For Sunday afternoon and night, I helped my dad and brother, my dad being old and infirm, and my brother being completely disabled. Monday, I got to relax with a friend, at the cost of not having anything to read at the writers' group. They already heard the first chapter, the one I corrected and rewrote.

I'm reading through an anthology of horror stories, some of them seem to be barely horror stories. Except at least a few don't appear to be horror stories to me. The Other Grace by Holly Phillips, is about a girl losing her memory along with all emotional connection to her family and friends, who has to make a choice to either be who she was or be somebody new. It's a great story, that centers on what a person's identity really is, but I have to ask, is it really horror?
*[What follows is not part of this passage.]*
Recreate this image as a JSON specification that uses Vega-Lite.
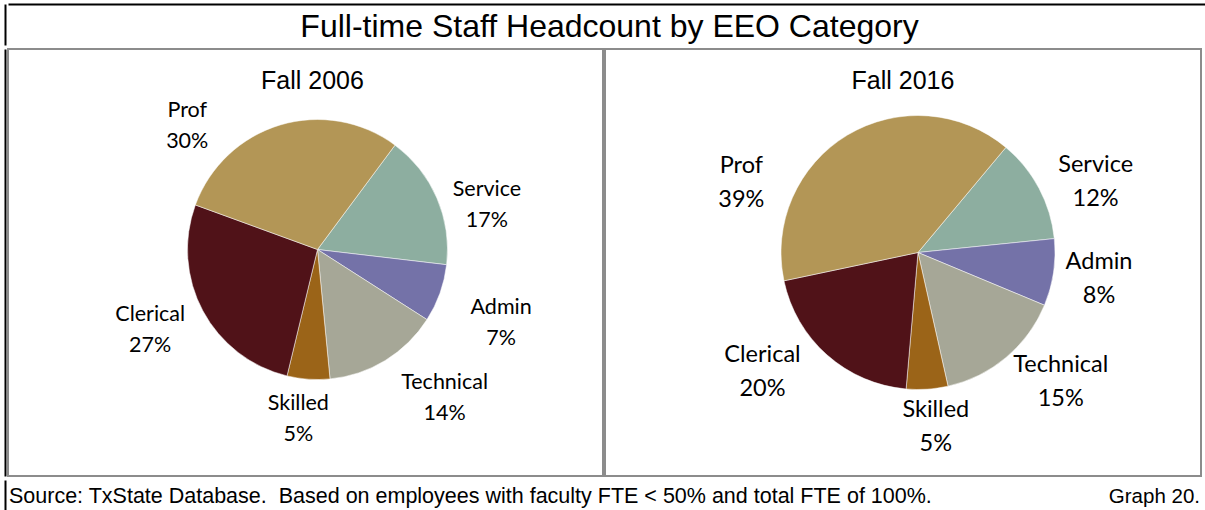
{
  "$schema": "https://vega.github.io/schema/vega-lite/v6.json",
  "padding": {"left": 4, "top": 4, "right": 0, "bottom": 0},
  "background": "white",
  "config": {"view": {"stroke": null}, "font": "Liberation Sans"},
  "spacing": 0,
  "vconcat": [
    {
      "width": 1197,
      "height": 41,
      "view": {"stroke": null},
      "data": {"values": [{"t": "Full-time Staff Headcount by EEO Category"}]},
      "layer": [
        {
          "mark": {"type": "text", "font": "Liberation Sans", "fontSize": 32, "fill": "#000000", "dy": 2, "dx": 3},
          "encoding": {"text": {"field": "t", "type": "nominal"}}
        },
        {
          "mark": {"type": "point", "opacity": 0},
          "encoding": {
            "x": {"datum": 0, "type": "quantitative", "scale": {"domain": [0, 1]}, "axis": {"orient": "top", "values": [], "domainColor": "#000000", "domainWidth": 2, "ticks": false, "tickSize": 0, "labels": false, "grid": false, "title": null}},
            "y": {"datum": 0, "type": "quantitative", "scale": {"domain": [0, 1]}, "axis": {"orient": "left", "values": [], "offset": 3, "domainColor": "#000000", "domainWidth": 2, "ticks": false, "tickSize": 0, "labels": false, "grid": false, "title": null}}
          }
        }
      ]
    },
    {
      "spacing": 0,
      "resolve": {"scale": {"theta": "independent", "y": "independent"}},
      "hconcat": [
        {
          "width": 595,
          "height": 427,
          "view": {"stroke": "#8c8c8c", "strokeWidth": 2},
          "title": {"text": "Fall 2006", "font": "Liberation Sans", "fontSize": 25, "fontWeight": "normal", "color": "#000000", "offset": -45, "dx": 7},
          "data": {"values": [
            {"cat": "Service", "idx": 1, "share": 0.167},
            {"cat": "Admin", "idx": 2, "share": 0.072},
            {"cat": "Technical", "idx": 3, "share": 0.144},
            {"cat": "Skilled", "idx": 4, "share": 0.053},
            {"cat": "Clerical", "idx": 5, "share": 0.268},
            {"cat": "Prof", "idx": 6, "share": 0.296}
          ]},
          "layer": [
            {
              "mark": {"type": "arc", "outerRadius": 130, "xOffset": 12, "yOffset": -13, "stroke": "#ffffff", "strokeWidth": 0.5},
              "encoding": {
                "theta": {"field": "share", "type": "quantitative", "stack": true, "scale": {"domain": [0, 1], "range": [0.6388, 6.922]}},
                "order": {"field": "idx", "type": "quantitative"},
                "color": {"field": "cat", "type": "nominal", "legend": null, "scale": {"domain": ["Prof", "Service", "Admin", "Technical", "Skilled", "Clerical"], "range": ["#b39656", "#8daea0", "#7472a8", "#a6a797", "#9b6418", "#501218"]}}
              }
            },
            {
              "mark": {"type": "text", "font": "Lato", "fontSize": 21.5, "fill": "#000000", "xOffset": 12, "yOffset": -13, "dy": -15.5,
                "radius": {"expr": "datum.cat === 'Prof' ? 179 : datum.cat === 'Service' ? 175 : datum.cat === 'Admin' ? 198 : datum.cat === 'Technical' ? 196 : datum.cat === 'Skilled' ? 171 : 186"},
                "thetaOffset": {"expr": "datum.cat === 'Prof' ? -0.524 : datum.cat === 'Service' ? 0.155 : datum.cat === 'Admin' ? 0.04 : datum.cat === 'Technical' ? -0.157 : datum.cat === 'Skilled' ? 0.042 : 0.04"}},
              "encoding": {
                "theta": {"field": "share", "type": "quantitative", "stack": true},
                "order": {"field": "idx", "type": "quantitative"},
                "detail": {"field": "cat", "type": "nominal"},
                "text": {"field": "cat", "type": "nominal"}
              }
            },
            {
              "mark": {"type": "text", "font": "Lato", "fontSize": 21.5, "fill": "#000000", "xOffset": 12, "yOffset": -13, "dy": 15.5,
                "radius": {"expr": "datum.cat === 'Prof' ? 179 : datum.cat === 'Service' ? 175 : datum.cat === 'Admin' ? 198 : datum.cat === 'Technical' ? 196 : datum.cat === 'Skilled' ? 171 : 186"},
                "thetaOffset": {"expr": "datum.cat === 'Prof' ? -0.524 : datum.cat === 'Service' ? 0.155 : datum.cat === 'Admin' ? 0.04 : datum.cat === 'Technical' ? -0.157 : datum.cat === 'Skilled' ? 0.042 : 0.04"}},
              "encoding": {
                "theta": {"field": "share", "type": "quantitative", "stack": true},
                "order": {"field": "idx", "type": "quantitative"},
                "detail": {"field": "cat", "type": "nominal"},
                "text": {"field": "share", "type": "quantitative", "format": ".0%"}
              }
            },
            {
              "mark": {"type": "point", "opacity": 0},
              "encoding": {
                "y": {"datum": 0, "type": "quantitative", "scale": {"domain": [0, 1]}, "axis": {"orient": "left", "values": [], "offset": 3, "domainColor": "#000000", "domainWidth": 2, "ticks": false, "tickSize": 0, "labels": false, "grid": false, "title": null}}
              }
            }
          ]
        },
        {
          "width": 596,
          "height": 427,
          "view": {"stroke": "#8c8c8c", "strokeWidth": 2},
          "title": {"text": "Fall 2016", "font": "Liberation Sans", "fontSize": 25, "fontWeight": "normal", "color": "#000000", "offset": -45},
          "data": {"values": [
            {"cat": "Service", "idx": 1, "share": 0.123},
            {"cat": "Admin", "idx": 2, "share": 0.079},
            {"cat": "Technical", "idx": 3, "share": 0.152},
            {"cat": "Skilled", "idx": 4, "share": 0.049},
            {"cat": "Clerical", "idx": 5, "share": 0.203},
            {"cat": "Prof", "idx": 6, "share": 0.394}
          ]},
          "encoding": {
            "theta": {"field": "share", "type": "quantitative", "stack": true, "scale": {"domain": [0, 1], "range": [0.6964, 6.9796]}},
            "order": {"field": "idx", "type": "quantitative"},
            "detail": {"field": "cat", "type": "nominal"}
          },
          "layer": [
            {
              "mark": {"type": "arc", "outerRadius": 137, "xOffset": 15, "yOffset": -10, "stroke": "#ffffff", "strokeWidth": 0.5},
              "encoding": {"color": {"field": "cat", "type": "nominal", "legend": null, "scale": {"domain": ["Prof", "Service", "Admin", "Technical", "Skilled", "Clerical"], "range": ["#b39656", "#8daea0", "#7472a8", "#a6a797", "#9b6418", "#501218"]}}}
            },
            {
              "mark": {"type": "text", "font": "Lato", "fontSize": 23.5, "fill": "#000000", "xOffset": 15, "yOffset": -10, "dy": -17,
                "radius": {"expr": "datum.cat === 'Prof' ? 190 : datum.cat === 'Service' ? 191 : datum.cat === 'Admin' ? 183 : datum.cat === 'Technical' ? 193 : datum.cat === 'Skilled' ? 175 : 196"},
                "thetaOffset": {"expr": "datum.cat === 'Prof' ? -0.653 : datum.cat === 'Service' ? 0.112 : datum.cat === 'Admin' ? 0 : datum.cat === 'Technical' ? -0.134 : datum.cat === 'Skilled' ? -0.035 : 0.192"}},
              "encoding": {"text": {"field": "cat", "type": "nominal"}}
            },
            {
              "mark": {"type": "text", "font": "Lato", "fontSize": 23.5, "fill": "#000000", "xOffset": 15, "yOffset": -10, "dy": 17,
                "radius": {"expr": "datum.cat === 'Prof' ? 190 : datum.cat === 'Service' ? 191 : datum.cat === 'Admin' ? 183 : datum.cat === 'Technical' ? 193 : datum.cat === 'Skilled' ? 175 : 196"},
                "thetaOffset": {"expr": "datum.cat === 'Prof' ? -0.653 : datum.cat === 'Service' ? 0.112 : datum.cat === 'Admin' ? 0 : datum.cat === 'Technical' ? -0.134 : datum.cat === 'Skilled' ? -0.035 : 0.192"}},
              "encoding": {"text": {"field": "share", "type": "quantitative", "format": ".0%"}}
            }
          ]
        }
      ]
    },
    {
      "width": 1191,
      "height": 34,
      "view": {"stroke": null},
      "data": {"values": [
        {"note": "Source: TxState Database.\u00a0 Based on employees with faculty FTE < 50% and total FTE of 100%.", "side": "left"},
        {"note": "Graph 20.", "side": "right"}
      ]},
      "layer": [
        {
          "transform": [{"filter": "datum.side === 'left'"}],
          "mark": {"type": "text", "align": "left", "font": "Liberation Sans", "fontSize": 21.5, "fill": "#000000", "dx": 1},
          "encoding": {
            "x": {"field": "side", "type": "nominal", "scale": {"type": "point", "domain": ["left", "right"], "padding": 0}, "axis": null},
            "text": {"field": "note", "type": "nominal"}
          }
        },
        {
          "transform": [{"filter": "datum.side === 'right'"}],
          "mark": {"type": "text", "align": "right", "font": "Liberation Sans", "fontSize": 20.5, "fill": "#000000", "dx": 1},
          "encoding": {
            "x": {"field": "side", "type": "nominal", "scale": {"type": "point", "domain": ["left", "right"], "padding": 0}, "axis": null},
            "text": {"field": "note", "type": "nominal"}
          }
        },
        {
          "mark": {"type": "point", "opacity": 0},
          "encoding": {
            "y": {"datum": 0, "type": "quantitative", "scale": {"domain": [0, 1]}, "axis": {"orient": "left", "values": [], "offset": 3, "domainColor": "#000000", "domainWidth": 2, "ticks": false, "tickSize": 0, "labels": false, "grid": false, "title": null}}
          }
        }
      ]
    }
  ]
}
I guess it is, and it does remind me of The Twilight Zone. Even so, the abruptness of the ending surprised me. I thought it was reaching for a lot more.

Of course, look at me. I complicate up whatever story I write. And a short story, Maternal Instincts, needs to be restructured because I was building it into a novel.

Financially, it doesn't make sense to write short stories. Except, a novel takes so damn long. If you don't write the occasional short story, I could easily see your publisher, your agent and readership might completely forget you exist. If your novels sell, you could always stick those short stories in a collection and sell that. Or get a gimmick that ties them together as Ray Bradbury did with The Martian Chronicles and The Illustrated Man.

Anyway, things are back to normal now. I'm scheduling myself every day, and basically sticking to it. A great improvement in my life. My psychiatrist thought so today when I talked to her. Finally there's a med that seems to improve things rather than just keep me from getting depressed about it.